Now for the Pleiades we take our central star as Alcyone ($\eta$ Tauri) and do the same procedure as above. Upon plotting the rough star map we get the below picture showing that we are generally on the right track.

Then we make a similar distance plot to note that according to the Hipparcos data the Pleiades ~115-120 parsecs.

This distance resulted in one of most famous controversies in modern astronomy. It was much lower than what was thought to be the real distance of the Pleiades. After much discussion the astronomers do think that the distance of 136.2 parsecs is likely the correct distance, embarrassingly pointing to some systematic error in Hipparcos data. Hopefully, the final verdict will be given by Gaia in the coming year or two. However, for our experiment let us continue with the Hipparcos data keeping in mind that it would imply a dimmer Pleiades cluster. Using the above inferred distance we extract the Pleiades members as we did for the Hyades.

With all this in place we can now can now make a combined H-R diagram of the Hyades and Pleiades which we have extracted from the Hipparcos data. The stars of the Hyades are shown in empty circles and those of the Pleiades are shown in filled circles. The circles are scaled according to the diameter of the stars.

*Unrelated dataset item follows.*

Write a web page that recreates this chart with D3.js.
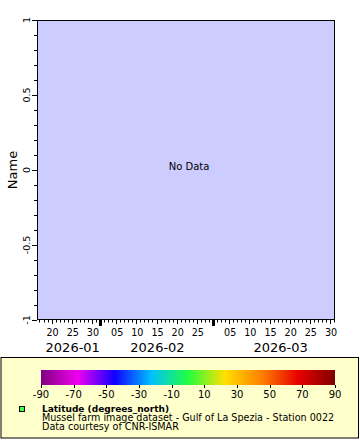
<!DOCTYPE html>
<html><head><meta charset="utf-8">
<script src="https://cdn.jsdelivr.net/npm/d3@7"></script>
<style>body{margin:0;background:#fff}svg{display:block}text{font-family:"DejaVu Sans",sans-serif}</style>
</head><body><svg id="c" width="360" height="440"></svg>
<script>
// ---- data ----
const timeDomain = [new Date(Date.UTC(2026,0,16,9,20)), new Date(Date.UTC(2026,2,31,5,30))];
const yDomain = [-1, 1];
const yMajorTicks = [-1, -0.5, 0, 0.5, 1];
const yTickLabels = ["-1", "-0.5", "0", "0.5", "1"];
const yLabel = "Name";
const dayLabelStep = 5;
const colorDomain = [-90, 90];
const colorTicks = [-90, -70, -50, -30, -10, 10, 30, 50, 70, 90];
const paletteStops = [-90, -67.5, -45, -22.5, 0, 22.5, 45, 67.5, 90];
const paletteColors = ["#800080","#f000f0","#1000ff","#00c0ff","#20ff40","#ffe000","#ff8000","#e80000","#800000"];
const legendTitle = "Latitude (degrees_north)";
const legendLines = ["Mussel farm image dataset - Gulf of La Spezia - Station 0022", "Data courtesy of CNR-ISMAR"];
const noDataText = "No Data";
const markerColor = "#40ff40";

// ---- layout ----
const svg = d3.select("#c");
const L = 37, R = 335, T = 20, B = 320;
const x = d3.scaleUtc().domain(timeDomain).range([L, R]);
const y = d3.scaleLinear().domain(yDomain).range([B, T]);

svg.append("rect").attr("x", L).attr("y", T).attr("width", R-L).attr("height", B-T)
  .attr("fill", "#ccccff").attr("stroke", "none");

// y axis ticks
const yMinor = d3.range(-10, 11).map(d => d/10);
svg.append("g").selectAll("line").data(yMinor).join("line")
  .attr("x1", d => Math.abs(d*2 - Math.round(d*2)) < 1e-9 ? L-5 : L-3).attr("x2", L)
  .attr("y1", d => Math.round(y(d))+0.5).attr("y2", d => Math.round(y(d))+0.5)
  .attr("stroke", "#000").attr("stroke-width", 1);
svg.append("g").selectAll("text").data(yMajorTicks).join("text")
  .attr("transform", d => `translate(${L-7},${y(d)}) rotate(-90)`)
  .attr("text-anchor", "middle").attr("font-size", 9.5).attr("fill", "#000")
  .text((d,i) => yTickLabels[i]);
svg.append("text").attr("transform", `translate(17,${(T+B)/2}) rotate(-90)`)
  .attr("text-anchor", "middle").attr("font-size", 13).text(yLabel);

// x axis ticks
const days = d3.utcDay.range(d3.utcDay.ceil(timeDomain[0]), timeDomain[1]);
const g = svg.append("g");
days.forEach(d => {
  const px = Math.round(x(d)) + 0.5;
  const dom = d.getUTCDate();
  if (dom === 1) {
    g.append("rect").attr("x", px-1.5).attr("y", B).attr("width", 3).attr("height", 6).attr("fill", "#000");
  } else {
    g.append("line").attr("x1", px).attr("x2", px).attr("y1", B).attr("y2", B + (dom % dayLabelStep === 0 ? 4 : 2.5))
      .attr("stroke", "#000");
  }
});
const labeled = days.filter(d => d.getUTCDate() % dayLabelStep === 0);
g.selectAll("text.day").data(labeled).join("text").attr("class", "day")
  .attr("x", d => x(d) + 1).attr("y", B + 16).attr("text-anchor", "middle").attr("font-size", 9.6)
  .text(d => d3.utcFormat("%d")(d));
// month labels centered between first and last labeled day in month
const months = d3.groups(labeled, d => d3.utcFormat("%Y-%m")(d));
g.selectAll("text.mon").data(months).join("text").attr("class", "mon")
  .attr("x", m => (x(m[1][0]) + x(m[1][m[1].length-1]))/2 + 1).attr("y", B + 32)
  .attr("text-anchor", "middle").attr("font-size", 13).text(m => m[0]);

svg.append("rect").attr("x", L+0.5).attr("y", T+0.5).attr("width", R-L-1).attr("height", B-T-1)
  .attr("fill", "none").attr("stroke", "#000").attr("stroke-width", 1);

svg.append("text").attr("x", (L+R)/2 + 3).attr("y", 170).attr("text-anchor", "middle")
  .attr("font-size", 10).text(noDataText);

// ---- legend ----
svg.append("rect").attr("x", 1).attr("y", 357.5).attr("width", 357.5).attr("height", 80.5)
  .attr("fill", "#ffffcc").attr("stroke", "#000").attr("stroke-width", 1);
const cx = d3.scaleLinear().domain(colorDomain).range([41, 335]);
const grad = svg.append("defs").append("linearGradient").attr("id", "pal")
  .attr("gradientUnits", "userSpaceOnUse").attr("x1", cx(colorDomain[0])).attr("x2", cx(colorDomain[1])).attr("y1", 0).attr("y2", 0);
grad.selectAll("stop").data(paletteStops).join("stop")
  .attr("offset", d => (d - colorDomain[0])/(colorDomain[1]-colorDomain[0]))
  .attr("stop-color", (d,i) => paletteColors[i]);
svg.append("rect").attr("x", cx(colorDomain[0])).attr("y", 370).attr("width", cx(colorDomain[1]) - cx(colorDomain[0]))
  .attr("height", 15).attr("fill", "url(#pal)");
svg.append("g").selectAll("line").data(colorTicks).join("line")
  .attr("x1", d => Math.round(cx(d))+0.5).attr("x2", d => Math.round(cx(d))+0.5)
  .attr("y1", 385).attr("y2", 388).attr("stroke", "#000");
svg.append("g").selectAll("text").data(colorTicks).join("text")
  .attr("x", d => cx(d)).attr("y", 398).attr("text-anchor", "middle").attr("font-size", 10).text(d => d);

svg.append("rect").attr("x", 19.5).attr("y", 406.5).attr("width", 5).attr("height", 5)
  .attr("fill", markerColor).attr("stroke", "#000");
svg.append("text").attr("x", 42).attr("y", 411.5).attr("font-size", 9).attr("font-weight", "bold").text(legendTitle);
svg.selectAll("text.leg").data(legendLines).join("text").attr("class", "leg")
  .attr("x", 42).attr("y", (d,i) => 420.5 + i*9).attr("font-size", 9.6).text(d => d);
</script></body></html>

We can see right away that together they generally recapitulate the overall H-R diagram with most stars lying on the main sequence and a few moving into the red giant branch with 4 prominent red clump stars from the Hyades. As is visually apparently the Pleiades are in general bluer and hotter than the Hyades (this would be even more accentuated if the Hipparcos distance is an underestimate) with its prominent stars occupying the blue giant end of the main sequence. Of course with the Hipparcos data we do not have the dim red stars of the Pleiades. Notably the Hyades have more stars in the Sun-like region of the H-R diagram including some quite Sun-like stars. Thus, in a very general sense in the long-past days the sun could have been part of a Hyades-like cluster when it was about ~13% its current age. Of course with a more comprehensive collection of members of these cluster we could get a more complete picture.